Robert Griffin III dares to take risks.

The Washington Redskins quarterback opened minicamp on Tuesday by making plays with his legs and arm. A deep touchdown to receiver Pierre Garcon in the corner of the Ashburn practice bubble wowed teammates. A sharp bootleg frozen-rope throw ended in tight end Fred Davis' hands 10 yards away.

The first-team defense gained a rare chance against the heralded first-rounder when rain forced the workout inside over one field. They wanted to make Griffin look like a rookie. While there was no hitting, defenders came at him quickly when he left the pocket.

No matter -- Griffin wasn't intimidated.

"The one thing I won't do is play with fear," he said. "College guys try to take you out. It's no different in the pros."

There's no bounty on Griffin for the season opener at the New Orleans Saints. Defenders aren't supposed to cheap shot rivals any more for fear of suspensions and heavy fines.

But they're definitely looking for Griffin to race outside. It's what he does. Few in the NFL have some elusiveness, but Redskins cornerback DeAngelo Hall said Griffin was even better than Philadelphia quarterback Michael Vick.

If defenses can contain Griffin, they can beat him. Nothing like some big hits to make a passer stay in the pocket.

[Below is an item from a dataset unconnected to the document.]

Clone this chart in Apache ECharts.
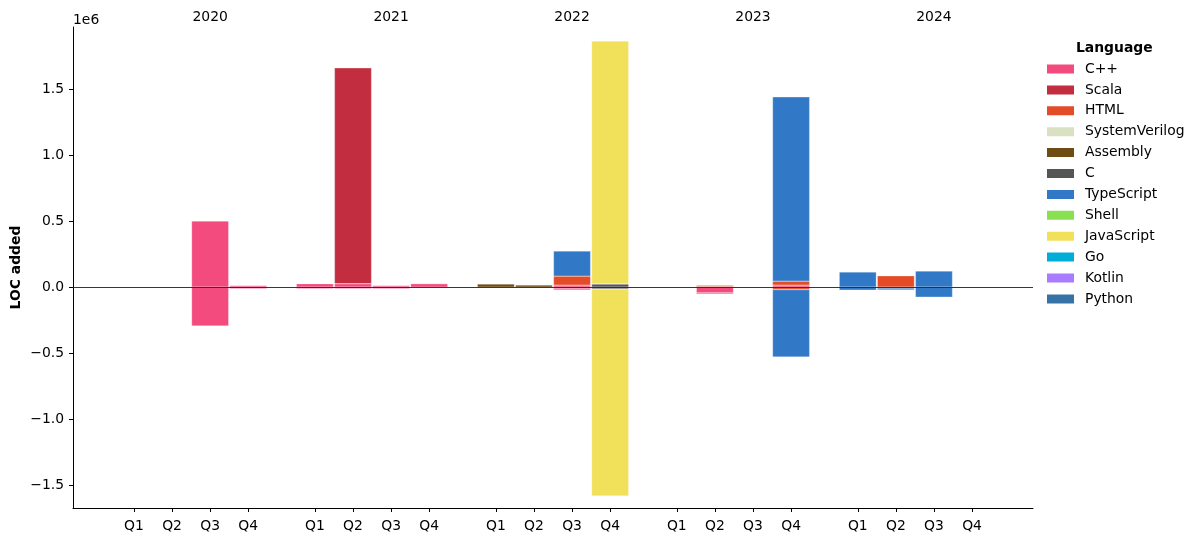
<!DOCTYPE html>
<html>
<head>
<meta charset="utf-8">
<script src="https://cdn.jsdelivr.net/npm/echarts@6/dist/echarts.min.js"></script>
<style>
html,body{margin:0;padding:0;background:#fff;}
#chart{width:1199px;height:542px;}
</style>
</head>
<body>
<div id="chart"></div>
<script>
// ---- data (quarters 2020Q1 .. 2024Q4) ----
const years = ['2020', '2021', '2022', '2023', '2024'];
const quarters = ['Q1', 'Q2', 'Q3', 'Q4'];
const yTickValues = [-1500000, -1000000, -500000, 0, 500000, 1000000, 1500000];

const languages = ['C++', 'Scala', 'HTML', 'SystemVerilog', 'Assembly', 'C', 'TypeScript', 'Shell', 'JavaScript', 'Go', 'Kotlin', 'Python'];
const colors = ['#f34b7d', '#c22d40', '#e34c26', '#dae1c2', '#6e4c13', '#555555', '#3178c6', '#89e051', '#f1e05a', '#00add8', '#a97bff', '#3572a5'];

//                 2020                    2021                          2022                        2023                           2024
const cppPos   = [0, 0, 500000, 10000,     25000, 25000, 10000, 25000,   0, 0, 15000, 0,             0, 0, 0, 15000,                0, 0, 0, 0];
const cppNeg   = [0, 0, -295000, -12000,   -13000, -13000, -13000, 0,    0, 0, -15000, 0,            0, -45000, 0, -5000,           0, 0, 0, 0];
const scalaPos = [0, 0, 0, 0,              0, 1635000, 0, 0,             0, 0, 0, 0,                 0, 0, 0, 0,                    0, 0, 0, 0];
const scalaNeg = [0, 0, 0, 0,              0, 0, 0, 0,                   0, 0, 0, 0,                 0, 0, 0, 0,                    0, 0, 0, 0];
const htmlPos  = [0, 0, 0, 0,              0, 0, 0, 0,                   0, 0, 68000, 0,             0, 8000, 0, 30000,             0, 85000, 0, 0];
const htmlNeg  = [0, 0, 0, 0,              0, 0, 0, 0,                   0, 0, 0, 0,                 0, 0, 0, -15000,               0, -8000, 0, 0];
const svPos    = [0, 0, 0, 0,              0, 0, 0, 7000,                0, 0, 0, 0,                 0, 0, 0, 0,                    0, 0, 0, 0];
const svNeg    = [0, 0, 0, 0,              0, 0, 0, 0,                   0, 0, 0, 0,                 0, 0, 0, 0,                    0, 0, 0, 0];
const asmPos   = [0, 0, 0, 0,              0, 0, 0, 0,                   23000, 15000, 0, 0,         0, 0, 0, 0,                    0, 0, 0, 0];
const asmNeg   = [0, 0, 0, 0,              0, 0, 0, 0,                   0, 0, 0, 0,                 0, 0, 0, 0,                    0, 0, 0, 0];
const cPos     = [0, 0, 0, 0,              0, 0, 0, 0,                   0, 0, 0, 23000,             0, 0, 0, 0,                    0, 0, 0, 0];
const cNeg     = [0, 0, 0, 0,              0, 0, 0, 0,                   0, 0, 0, -15000,            0, 0, 0, 0,                    0, 0, 0, 0];
const tsPos    = [0, 0, 0, 0,              0, 0, 0, 0,                   0, 0, 190000, 0,            0, 7000, 0, 1395000,           114000, 0, 121000, 0];
const tsNeg    = [0, 0, 0, 0,              0, 0, 0, 0,                   0, 0, -8000, 0,             0, -8000, 0, -510000,          -23000, -13000, -76000, 0];
const shellPos = [0, 0, 0, 0,              0, 0, 0, 0,                   0, 0, 0, 0,                 0, 0, 0, 0,                    0, 0, 0, 0];
const shellNeg = [0, 0, 0, 0,              0, 0, 0, 0,                   0, 0, 0, 0,                 0, 0, 0, 0,                    0, 0, 0, 0];
const jsPos    = [0, 0, 0, 0,              0, 0, 0, 0,                   0, 0, 0, 1841000,           0, 0, 0, 0,                    0, 0, 0, 0];
const jsNeg    = [0, 0, 0, 0,              0, 0, 0, 0,                   0, 0, 0, -1568000,          0, 0, 0, 0,                    0, 0, 0, 0];
const goPos    = [0, 0, 0, 0,              0, 0, 0, 0,                   0, 0, 0, 0,                 0, 0, 0, 0,                    0, 0, 0, 0];
const goNeg    = [0, 0, 0, 0,              0, 0, 0, 0,                   0, 0, 0, 0,                 0, 0, 0, 0,                    0, 0, 0, 0];
const ktPos    = [0, 0, 0, 0,              0, 0, 0, 0,                   0, 0, 0, 0,                 0, 0, 0, 0,                    0, 0, 0, 0];
const ktNeg    = [0, 0, 0, 0,              0, 0, 0, 0,                   0, 0, 0, 0,                 0, 0, 0, 0,                    0, 0, 0, 0];
const pyPos    = [0, 0, 0, 0,              0, 0, 0, 0,                   0, 0, 0, 0,                 0, 0, 0, 0,                    0, 0, 0, 0];
const pyNeg    = [0, 0, 0, 0,              0, 0, 0, 0,                   0, 0, 0, 0,                 0, 0, 0, 0,                    0, 0, 0, 0];

const posData = [cppPos, scalaPos, htmlPos, svPos, asmPos, cPos, tsPos, shellPos, jsPos, goPos, ktPos, pyPos];
const negData = [cppNeg, scalaNeg, htmlNeg, svNeg, asmNeg, cNeg, tsNeg, shellNeg, jsNeg, goNeg, ktNeg, pyNeg];

// ---- layout of the quarter positions on the numeric x axis ----
const YEAR_STEP = 4.75;
const xs = [];
const xLabels = [];
years.forEach((y, yi) => quarters.forEach((q, qi) => { xs.push(yi * YEAR_STEP + qi); xLabels.push(q); }));
const yearPos = years.map((y, yi) => yi * YEAR_STEP + 2);

const FONT = 'DejaVu Sans';
const FS = 13.9;

// value first so that the stacked dimension is y (stacked by index)
function mk(arr) { return arr.map((v, i) => [v === 0 ? null : v, xs[i]]); }

const series = [];
function addBars(dataList) {
  languages.forEach((name, li) => {
    series.push({
      name: name, type: 'bar', stack: 'loc', barWidth: 37,
      encode: { x: 1, y: 0 },
      itemStyle: { color: colors[li], borderColor: '#fff', borderWidth: 0.3 },
      data: mk(dataList[li])
    });
  });
}
addBars(posData);
addBars(negData);
series.push({
  name: 'zero', type: 'line', data: [], z: 20, silent: true,
  markLine: {
    silent: true, symbol: 'none', animation: false,
    label: { show: false },
    lineStyle: { color: '#222', width: 1, type: 'solid', opacity: 0.9 },
    data: [{ yAxis: 0 }]
  }
});

const chart = echarts.init(document.getElementById('chart'), null, { renderer: 'canvas' });
chart.setOption({
  animation: false,
  backgroundColor: '#fff',
  textStyle: { fontFamily: FONT },
  grid: { left: 73, right: 166, top: 27, bottom: 34, containLabel: false, outerBoundsMode: 'none' },
  legend: {
    data: languages,
    orient: 'vertical',
    left: 1045, top: 62,
    icon: 'rect', itemWidth: 29, itemHeight: 11, itemGap: 6.9,
    textStyle: { fontFamily: FONT, fontSize: FS, color: '#000', padding: [0, 0, 0, 5] },
    padding: 0
  },
  graphic: [
    { type: 'text', left: 1076, top: 41, style: { text: 'Language', font: 'bold 13.9px "DejaVu Sans"', fill: '#000' } },
    { type: 'text', left: 73, top: 13, style: { text: '1e6', font: '13.9px "DejaVu Sans"', fill: '#000' } }
  ],
  xAxis: [
    {
      type: 'value', min: -1.6, max: 23.6, position: 'bottom',
      axisLine: { show: true, onZero: false, lineStyle: { color: '#000', width: 1 } },
      axisTick: { show: true, length: 4, customValues: xs, lineStyle: { color: '#000' } },
      axisLabel: {
        show: true, customValues: xs, margin: 11, fontSize: FS, color: '#000', fontFamily: FONT,
        formatter: function (v) { const i = xs.findIndex(x => Math.abs(x - v) < 1e-6); return i >= 0 ? xLabels[i] : ''; }
      },
      splitLine: { show: false }
    },
    {
      type: 'value', min: -1.6, max: 23.6, position: 'top',
      axisLine: { show: false }, axisTick: { show: false },
      axisLabel: {
        show: true, customValues: yearPos, margin: 3, fontSize: FS, color: '#000', fontFamily: FONT,
        formatter: function (v) { const i = yearPos.findIndex(x => Math.abs(x - v) < 1e-6); return i >= 0 ? years[i] : ''; }
      },
      splitLine: { show: false }
    }
  ],
  yAxis: {
    type: 'value', min: -1674000, max: 1970000,
    name: 'LOC added', nameLocation: 'middle', nameGap: 50, nameRotate: 90, nameMoveOverlap: false,
    nameTextStyle: { fontFamily: FONT, fontSize: FS, fontWeight: 'bold', color: '#000' },
    axisLine: { show: true, onZero: false, lineStyle: { color: '#000', width: 1 } },
    axisTick: { show: true, length: 4, customValues: yTickValues, lineStyle: { color: '#000' } },
    axisLabel: {
      customValues: yTickValues, margin: 9, fontSize: FS, color: '#000', fontFamily: FONT,
      formatter: function (v) { return (v / 1e6).toFixed(1).replace('-', '\u2212'); }
    },
    splitLine: { show: false }
  },
  series: series
});
</script>
</body>
</html>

But Griffin talks of playing smart, of sliding when it's not a first-down conversion. That is, if you call his short fall a slide, he joked.

Griffin ran 528 times for 2,254 yards at Baylor with 33 touchdowns. His senior year was a career-best 179 carries for 699 yards and 10 touchdowns.

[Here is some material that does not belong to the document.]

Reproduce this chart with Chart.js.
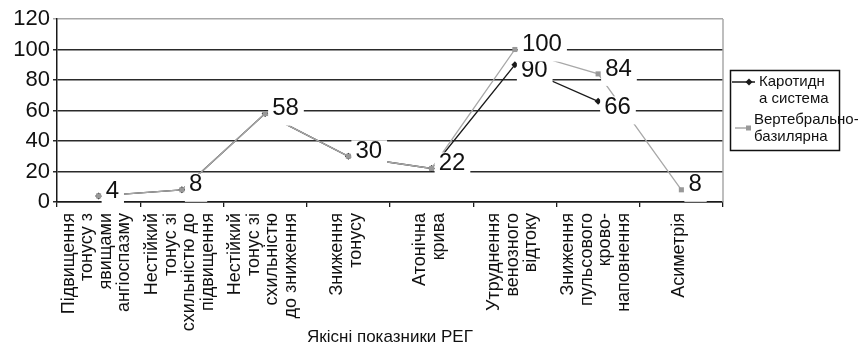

"He has a natural feel for that," coach Mike Shanahan said.

It doesn't hurt that the Redskins will probably have a backfield by committee so rushing yards by Griffin will be appreciated. A lot of double tight end combinations are also probable as Washington protects its franchise player.

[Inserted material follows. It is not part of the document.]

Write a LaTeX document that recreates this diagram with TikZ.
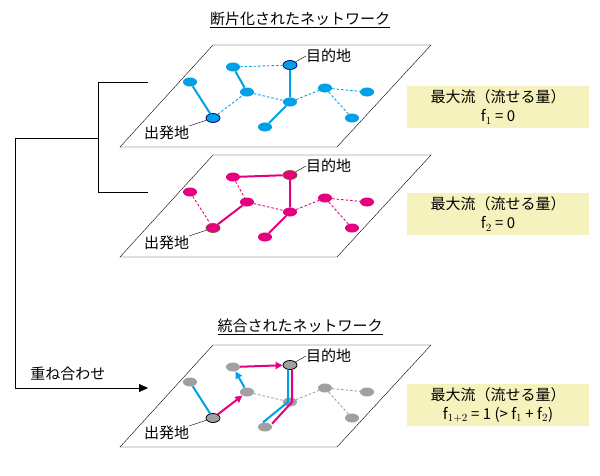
\documentclass[tikz,border=0pt]{standalone}
\usepackage{fontspec}
\setmainfont{Noto Sans CJK JP}
\usetikzlibrary{arrows.meta, positioning, shapes.geometric}
\definecolor{netblue}{RGB}{0,160,230}
\definecolor{netred}{RGB}{228,0,127}
\definecolor{netgray}{RGB}{160,160,160}
\definecolor{boxyellow}{RGB}{245,242,190}

% node positions of the network
\newcommand{\netnodes}{%
  \node[pt] (n1) at (233,67) {};
  \node[pt] (n2) at (190,82) {};
  \node[pt] (n3) at (247,92) {};
  \node[pt] (n5) at (290,102) {};
  \node[pt] (n7) at (265,127) {};
  \node[pt] (n8) at (325,88) {};
  \node[pt] (n9) at (367,92) {};
  \node[pt] (n10) at (352,118) {};
  \node[pt, end pt] (dst) at (290,65) {};
  \node[pt, end pt] (src) at (213,118) {};
  \draw (213,45) -- (431,45) -- (337,147) -- (120,147) -- cycle;
  \node[lbl, anchor=west] (dstlbl) at (306,56) {目的地};
  \node[lbl, anchor=west] (srclbl) at (144,133) {出発地};
  \draw (dst) -- (dstlbl.west);
  \draw (src) -- (srclbl.north east);
}

\begin{document}
\begin{tikzpicture}[x=1pt, y=-1pt, font=\fontsize{15}{19}\selectfont,
    pt/.style={ellipse, minimum width=14pt, minimum height=9pt, inner sep=0pt, fill=#1},
    pt/.default=netblue,
    end pt/.style={draw=#1, line width=0.8pt},
    end pt/.default=black,
    lbl/.style={inner sep=0pt},
    solid edge/.style={line width=2pt},
    dash edge/.style={dashed, line width=0.9pt, dash pattern=on 2.5pt off 2pt},
    result box/.style={fill=boxyellow, minimum width=182pt, align=center, inner sep=4pt},
    flow/.style={line width=2pt, -{Triangle[length=7pt, width=7pt]}}]
  \useasboundingbox (0,0) rectangle (600,475);

  % titles
  \node (title1) at (300,20) {\underline{断片化されたネットワーク}};
  \node (title2) at (300,327) {\underline{統合されたネットワーク}};

  % fragmented network 1
  \begin{scope}[name prefix=a-, pt/.default=netblue, end pt/.default=blue!50!black]
    \netnodes
    \begin{scope}[netblue]
      \draw[solid edge] (n2) -- (src) (n1) -- (n3) (dst) -- (n5) -- (n7);
      \draw[dash edge] (n1) -- (dst) (src) -- (n3) -- (n5) -- (n8) -- (n9) (n8) -- (n10);
    \end{scope}
  \end{scope}
  \node[result box] (res1) at (498,107) {最大流（流せる量）\\f$_1$ = 0};

  % fragmented network 2
  \begin{scope}[yshift=-110pt, name prefix=b-, pt/.default=netred, end pt/.default=brown!70!black]
    \netnodes
    \begin{scope}[netred]
      \draw[solid edge] (n1) -- (dst) -- (n5) -- (n7) (src) -- (n3);
      \draw[dash edge] (n2) -- (src) (n1) -- (n3) -- (n5) -- (n8) -- (n9) (n8) -- (n10);
    \end{scope}
  \end{scope}
  \node[result box] (res2) at (498,214) {最大流（流せる量）\\f$_2$ = 0};

  % merged network
  \begin{scope}[yshift=-300pt, name prefix=c-, pt/.default=netgray, end pt/.default=black]
    \netnodes
    \draw[netgray, dash edge] (n3) -- (n5) -- (n8) -- (n9) (n8) -- (n10);
    \draw[netblue, solid edge] (n2) -- (src);
    \draw[netblue, flow] (n3) -- (n1);
    \draw[netred, flow] (src) -- (n3);
    \draw[netred, flow] (n1) -- (dst);
    \draw[netblue, solid edge] ([xshift=-2pt]dst.south) -- ([xshift=-2pt]n5.center) -- ([xshift=-2pt]n7.north);
    \draw[netred, solid edge] ([xshift=2pt]dst.south) -- ([xshift=2pt]n5.center) -- ([xshift=2pt]n7.north east);
  \end{scope}
  \node[result box] (res3) at (498,405) {最大流（流せる量）\\f$_{1+2}$ = 1 (> f$_1$ + f$_2$)};

  % bracket and merge arrow
  \coordinate (br1) at (148,82);
  \coordinate (br2) at (148,192);
  \coordinate (mg) at (148,388);
  \draw (br1) -- (98,82) -- (98,192) -- (br2);
  \draw[-{Triangle[length=9pt, width=8pt]}] (98,138) -- (15,138) -- (15,388) -- (mg);
  \node (merge) at (68,374) {重ね合わせ};
\end{tikzpicture}
\end{document}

Griffin has a feel for his huddle -- that it's already his. That's 10 people geared toward enabling his success. Some quarterbacks never gain the loyalty from linemen. Griffin knows his bodyguards' loyalty is vital.

"You need guys on your side and not stab you in the back," Griffin said.

Any late hit on Griffin, any perceived cheap shot will be met with a payback. Nobody will mess with him.

Indeed, the bonding extends to coming weeks while the team is off until returning to Redskins Park on July 16. That's one month of free time, though Griffin said there's "no vacation" for him.

Several receivers will meet Griffin in Texas during the break after minicamp ends Thursday. Griffin needs to find their sweet spots, but they also need to notice how he bolts out of the backfield so they can block downfield. That's what turns six-yard gains into long touchdowns.

Griffin's recent month with the Redskins has taught him one invaluable lesson -- don't be afraid. There's help all around him.